# [GIVEN REQUEST]
Reproduce exactly the lines below, from the first through the one containing "2.1, 2.7, 4.9, 6.2, 9.2]", and nothing more.
* * * * * * * * *
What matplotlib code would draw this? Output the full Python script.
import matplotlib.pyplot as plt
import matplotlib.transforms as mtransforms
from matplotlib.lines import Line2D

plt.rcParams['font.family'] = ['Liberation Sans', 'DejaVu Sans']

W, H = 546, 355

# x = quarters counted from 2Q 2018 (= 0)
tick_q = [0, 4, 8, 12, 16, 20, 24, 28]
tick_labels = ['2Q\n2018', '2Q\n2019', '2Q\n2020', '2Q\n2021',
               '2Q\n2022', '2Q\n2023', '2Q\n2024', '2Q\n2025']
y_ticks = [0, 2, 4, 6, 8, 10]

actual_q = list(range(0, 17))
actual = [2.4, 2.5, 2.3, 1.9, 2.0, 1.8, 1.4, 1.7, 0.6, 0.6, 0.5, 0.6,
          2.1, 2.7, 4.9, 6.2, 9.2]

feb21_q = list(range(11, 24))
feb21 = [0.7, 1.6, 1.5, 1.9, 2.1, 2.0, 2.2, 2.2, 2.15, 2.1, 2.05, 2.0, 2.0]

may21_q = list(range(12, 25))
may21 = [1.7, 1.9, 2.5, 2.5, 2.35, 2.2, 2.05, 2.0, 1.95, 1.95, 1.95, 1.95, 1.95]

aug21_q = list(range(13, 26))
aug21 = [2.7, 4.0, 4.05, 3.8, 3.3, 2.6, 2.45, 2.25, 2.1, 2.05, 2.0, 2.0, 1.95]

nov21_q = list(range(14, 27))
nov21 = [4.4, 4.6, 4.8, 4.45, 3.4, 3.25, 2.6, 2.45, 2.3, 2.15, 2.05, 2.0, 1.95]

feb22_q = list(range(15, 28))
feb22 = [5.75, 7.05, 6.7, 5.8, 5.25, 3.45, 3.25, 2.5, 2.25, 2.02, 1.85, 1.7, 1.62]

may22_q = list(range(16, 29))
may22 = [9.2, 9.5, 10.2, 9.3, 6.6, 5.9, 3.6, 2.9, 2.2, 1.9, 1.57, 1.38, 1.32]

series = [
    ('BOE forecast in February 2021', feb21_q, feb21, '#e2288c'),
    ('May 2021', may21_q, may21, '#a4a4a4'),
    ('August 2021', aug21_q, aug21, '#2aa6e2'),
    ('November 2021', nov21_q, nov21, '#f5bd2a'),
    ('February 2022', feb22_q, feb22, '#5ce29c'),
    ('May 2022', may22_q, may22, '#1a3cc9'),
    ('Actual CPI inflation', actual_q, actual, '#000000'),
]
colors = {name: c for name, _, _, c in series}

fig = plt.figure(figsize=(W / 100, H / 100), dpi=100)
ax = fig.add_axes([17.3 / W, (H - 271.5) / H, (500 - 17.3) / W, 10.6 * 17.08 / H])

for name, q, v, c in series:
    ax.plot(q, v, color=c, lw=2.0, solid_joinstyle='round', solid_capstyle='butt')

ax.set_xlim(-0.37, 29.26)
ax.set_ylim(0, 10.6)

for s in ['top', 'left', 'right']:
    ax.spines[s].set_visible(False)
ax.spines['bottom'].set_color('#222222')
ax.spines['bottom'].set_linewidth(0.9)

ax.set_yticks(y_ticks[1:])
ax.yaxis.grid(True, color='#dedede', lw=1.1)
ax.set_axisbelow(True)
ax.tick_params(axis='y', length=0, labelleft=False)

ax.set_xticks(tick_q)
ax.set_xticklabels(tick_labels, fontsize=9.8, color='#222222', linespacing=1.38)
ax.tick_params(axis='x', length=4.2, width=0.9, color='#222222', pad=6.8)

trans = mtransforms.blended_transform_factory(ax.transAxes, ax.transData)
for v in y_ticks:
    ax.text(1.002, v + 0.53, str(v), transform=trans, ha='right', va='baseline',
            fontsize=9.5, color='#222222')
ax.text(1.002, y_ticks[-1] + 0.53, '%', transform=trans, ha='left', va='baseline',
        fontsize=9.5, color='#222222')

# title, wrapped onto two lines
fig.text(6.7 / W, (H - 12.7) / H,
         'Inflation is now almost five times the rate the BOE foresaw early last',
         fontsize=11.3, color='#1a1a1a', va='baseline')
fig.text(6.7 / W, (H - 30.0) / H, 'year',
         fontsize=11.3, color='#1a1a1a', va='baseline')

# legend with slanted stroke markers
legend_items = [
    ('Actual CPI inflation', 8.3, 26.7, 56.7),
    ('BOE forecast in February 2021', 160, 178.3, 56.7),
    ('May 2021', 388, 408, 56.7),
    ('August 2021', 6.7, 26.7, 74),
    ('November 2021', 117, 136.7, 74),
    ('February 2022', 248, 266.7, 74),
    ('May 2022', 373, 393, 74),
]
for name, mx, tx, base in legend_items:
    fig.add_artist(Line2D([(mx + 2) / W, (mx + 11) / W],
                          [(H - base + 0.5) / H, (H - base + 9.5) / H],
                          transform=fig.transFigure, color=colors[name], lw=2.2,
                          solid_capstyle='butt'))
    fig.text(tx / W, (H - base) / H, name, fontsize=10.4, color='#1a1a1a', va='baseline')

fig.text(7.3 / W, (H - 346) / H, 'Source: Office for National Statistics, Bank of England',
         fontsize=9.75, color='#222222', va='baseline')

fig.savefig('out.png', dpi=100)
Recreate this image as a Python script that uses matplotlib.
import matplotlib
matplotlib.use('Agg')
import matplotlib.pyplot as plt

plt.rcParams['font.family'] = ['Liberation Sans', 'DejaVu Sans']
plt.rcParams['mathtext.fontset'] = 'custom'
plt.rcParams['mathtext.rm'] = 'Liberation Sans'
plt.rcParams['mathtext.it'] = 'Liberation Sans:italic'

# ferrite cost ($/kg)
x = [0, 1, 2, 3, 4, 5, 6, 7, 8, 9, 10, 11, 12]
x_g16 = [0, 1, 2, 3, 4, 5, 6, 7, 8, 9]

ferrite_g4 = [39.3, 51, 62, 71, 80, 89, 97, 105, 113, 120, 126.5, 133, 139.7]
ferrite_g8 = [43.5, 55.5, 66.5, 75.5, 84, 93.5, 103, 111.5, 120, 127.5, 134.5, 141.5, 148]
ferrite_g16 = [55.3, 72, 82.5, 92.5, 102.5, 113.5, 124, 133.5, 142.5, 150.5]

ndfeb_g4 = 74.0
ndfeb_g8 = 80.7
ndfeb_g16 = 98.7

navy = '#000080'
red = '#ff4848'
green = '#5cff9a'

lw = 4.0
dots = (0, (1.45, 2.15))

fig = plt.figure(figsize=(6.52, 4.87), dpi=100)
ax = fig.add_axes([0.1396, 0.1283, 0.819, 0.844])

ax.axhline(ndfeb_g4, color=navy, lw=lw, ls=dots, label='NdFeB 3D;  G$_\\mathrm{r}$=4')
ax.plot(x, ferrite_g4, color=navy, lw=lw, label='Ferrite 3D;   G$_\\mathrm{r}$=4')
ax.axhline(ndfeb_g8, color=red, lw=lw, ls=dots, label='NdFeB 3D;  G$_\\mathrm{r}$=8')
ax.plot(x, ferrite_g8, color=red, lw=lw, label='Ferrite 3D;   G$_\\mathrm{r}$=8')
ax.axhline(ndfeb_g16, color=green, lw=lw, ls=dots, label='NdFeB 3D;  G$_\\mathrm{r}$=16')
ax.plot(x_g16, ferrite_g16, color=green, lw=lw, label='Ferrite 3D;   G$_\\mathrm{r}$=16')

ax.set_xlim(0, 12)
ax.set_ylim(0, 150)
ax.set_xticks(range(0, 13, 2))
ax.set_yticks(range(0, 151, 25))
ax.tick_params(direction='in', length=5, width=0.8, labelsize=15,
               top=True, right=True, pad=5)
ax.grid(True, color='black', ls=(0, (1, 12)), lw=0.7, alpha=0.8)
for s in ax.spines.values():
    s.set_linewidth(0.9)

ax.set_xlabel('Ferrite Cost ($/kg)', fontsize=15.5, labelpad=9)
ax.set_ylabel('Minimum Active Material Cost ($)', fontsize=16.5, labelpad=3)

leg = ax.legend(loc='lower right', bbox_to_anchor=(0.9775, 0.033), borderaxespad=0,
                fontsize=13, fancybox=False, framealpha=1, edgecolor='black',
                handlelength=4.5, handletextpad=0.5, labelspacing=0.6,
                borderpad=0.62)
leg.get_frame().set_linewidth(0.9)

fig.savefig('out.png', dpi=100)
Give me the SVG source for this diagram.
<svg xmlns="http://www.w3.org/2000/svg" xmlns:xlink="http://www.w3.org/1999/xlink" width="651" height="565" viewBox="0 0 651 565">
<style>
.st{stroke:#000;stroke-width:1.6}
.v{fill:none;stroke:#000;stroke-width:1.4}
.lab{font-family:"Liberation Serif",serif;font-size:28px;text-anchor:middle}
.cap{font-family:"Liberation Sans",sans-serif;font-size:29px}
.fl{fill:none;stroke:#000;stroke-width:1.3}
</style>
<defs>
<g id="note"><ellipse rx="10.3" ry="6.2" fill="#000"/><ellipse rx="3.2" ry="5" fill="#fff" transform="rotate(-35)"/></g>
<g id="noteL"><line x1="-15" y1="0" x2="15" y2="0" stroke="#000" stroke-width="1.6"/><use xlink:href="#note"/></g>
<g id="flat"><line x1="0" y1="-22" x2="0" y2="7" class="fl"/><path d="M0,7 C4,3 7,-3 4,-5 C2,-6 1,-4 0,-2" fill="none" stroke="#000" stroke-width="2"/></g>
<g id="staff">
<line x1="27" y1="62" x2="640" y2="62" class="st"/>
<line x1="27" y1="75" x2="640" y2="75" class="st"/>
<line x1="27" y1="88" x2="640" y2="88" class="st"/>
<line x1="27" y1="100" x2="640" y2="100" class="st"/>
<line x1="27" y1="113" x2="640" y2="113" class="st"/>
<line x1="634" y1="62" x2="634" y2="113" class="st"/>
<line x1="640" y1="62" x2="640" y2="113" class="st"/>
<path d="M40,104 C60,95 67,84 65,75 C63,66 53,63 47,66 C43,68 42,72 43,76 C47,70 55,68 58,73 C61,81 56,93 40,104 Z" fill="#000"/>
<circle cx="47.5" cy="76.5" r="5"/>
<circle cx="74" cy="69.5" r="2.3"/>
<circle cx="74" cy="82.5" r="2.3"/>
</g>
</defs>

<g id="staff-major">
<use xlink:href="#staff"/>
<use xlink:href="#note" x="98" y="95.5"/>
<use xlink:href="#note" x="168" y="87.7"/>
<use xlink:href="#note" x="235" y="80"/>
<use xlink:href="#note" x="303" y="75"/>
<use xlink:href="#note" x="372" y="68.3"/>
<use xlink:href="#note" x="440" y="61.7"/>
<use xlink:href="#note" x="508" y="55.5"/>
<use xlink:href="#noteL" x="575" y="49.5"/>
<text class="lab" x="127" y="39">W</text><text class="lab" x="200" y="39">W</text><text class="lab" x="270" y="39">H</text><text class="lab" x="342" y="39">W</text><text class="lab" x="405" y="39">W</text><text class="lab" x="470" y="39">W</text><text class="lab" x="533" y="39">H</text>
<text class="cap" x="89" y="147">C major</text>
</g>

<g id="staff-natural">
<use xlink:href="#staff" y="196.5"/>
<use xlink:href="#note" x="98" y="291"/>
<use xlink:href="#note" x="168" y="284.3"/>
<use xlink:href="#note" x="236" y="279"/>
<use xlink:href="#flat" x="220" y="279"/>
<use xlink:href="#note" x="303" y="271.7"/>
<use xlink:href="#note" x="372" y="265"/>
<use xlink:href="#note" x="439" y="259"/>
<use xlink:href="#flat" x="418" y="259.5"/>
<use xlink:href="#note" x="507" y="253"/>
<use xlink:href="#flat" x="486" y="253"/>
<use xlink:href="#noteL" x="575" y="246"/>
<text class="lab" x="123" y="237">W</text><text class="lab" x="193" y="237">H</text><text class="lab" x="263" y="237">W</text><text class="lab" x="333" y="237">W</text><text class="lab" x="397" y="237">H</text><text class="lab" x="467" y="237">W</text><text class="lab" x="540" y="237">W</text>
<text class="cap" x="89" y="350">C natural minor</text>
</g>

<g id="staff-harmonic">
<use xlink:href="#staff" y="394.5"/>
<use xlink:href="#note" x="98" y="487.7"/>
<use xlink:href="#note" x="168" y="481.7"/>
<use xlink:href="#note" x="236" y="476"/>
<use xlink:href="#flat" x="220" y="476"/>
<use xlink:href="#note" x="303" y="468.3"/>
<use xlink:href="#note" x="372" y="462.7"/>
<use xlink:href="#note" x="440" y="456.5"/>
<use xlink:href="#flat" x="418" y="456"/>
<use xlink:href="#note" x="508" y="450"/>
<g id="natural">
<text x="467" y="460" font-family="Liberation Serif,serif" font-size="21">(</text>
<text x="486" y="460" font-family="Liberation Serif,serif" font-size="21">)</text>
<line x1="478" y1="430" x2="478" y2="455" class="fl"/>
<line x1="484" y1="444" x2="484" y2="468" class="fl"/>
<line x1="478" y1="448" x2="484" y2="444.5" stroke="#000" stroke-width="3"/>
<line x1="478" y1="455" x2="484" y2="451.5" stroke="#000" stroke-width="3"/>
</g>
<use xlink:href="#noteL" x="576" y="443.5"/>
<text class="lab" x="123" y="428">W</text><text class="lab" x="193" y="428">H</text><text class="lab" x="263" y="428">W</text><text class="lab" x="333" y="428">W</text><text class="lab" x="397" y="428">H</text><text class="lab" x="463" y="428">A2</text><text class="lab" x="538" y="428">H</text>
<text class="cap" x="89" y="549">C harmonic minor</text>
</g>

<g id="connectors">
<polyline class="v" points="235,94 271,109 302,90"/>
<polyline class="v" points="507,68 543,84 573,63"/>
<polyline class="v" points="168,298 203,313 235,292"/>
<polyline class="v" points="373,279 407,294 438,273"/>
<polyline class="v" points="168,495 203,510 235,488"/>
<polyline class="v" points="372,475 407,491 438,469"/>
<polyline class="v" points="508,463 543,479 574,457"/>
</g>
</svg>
* * * * * * * * *
# [TASK RESPONSE]
What matplotlib code would draw this? Output the full Python script.
import matplotlib.pyplot as plt
import matplotlib.transforms as mtransforms
from matplotlib.lines import Line2D

plt.rcParams['font.family'] = ['Liberation Sans', 'DejaVu Sans']

W, H = 546, 355

# x = quarters counted from 2Q 2018 (= 0)
tick_q = [0, 4, 8, 12, 16, 20, 24, 28]
tick_labels = ['2Q\n2018', '2Q\n2019', '2Q\n2020', '2Q\n2021',
               '2Q\n2022', '2Q\n2023', '2Q\n2024', '2Q\n2025']
y_ticks = [0, 2, 4, 6, 8, 10]

actual_q = list(range(0, 17))
actual = [2.4, 2.5, 2.3, 1.9, 2.0, 1.8, 1.4, 1.7, 0.6, 0.6, 0.5, 0.6,
          2.1, 2.7, 4.9, 6.2, 9.2]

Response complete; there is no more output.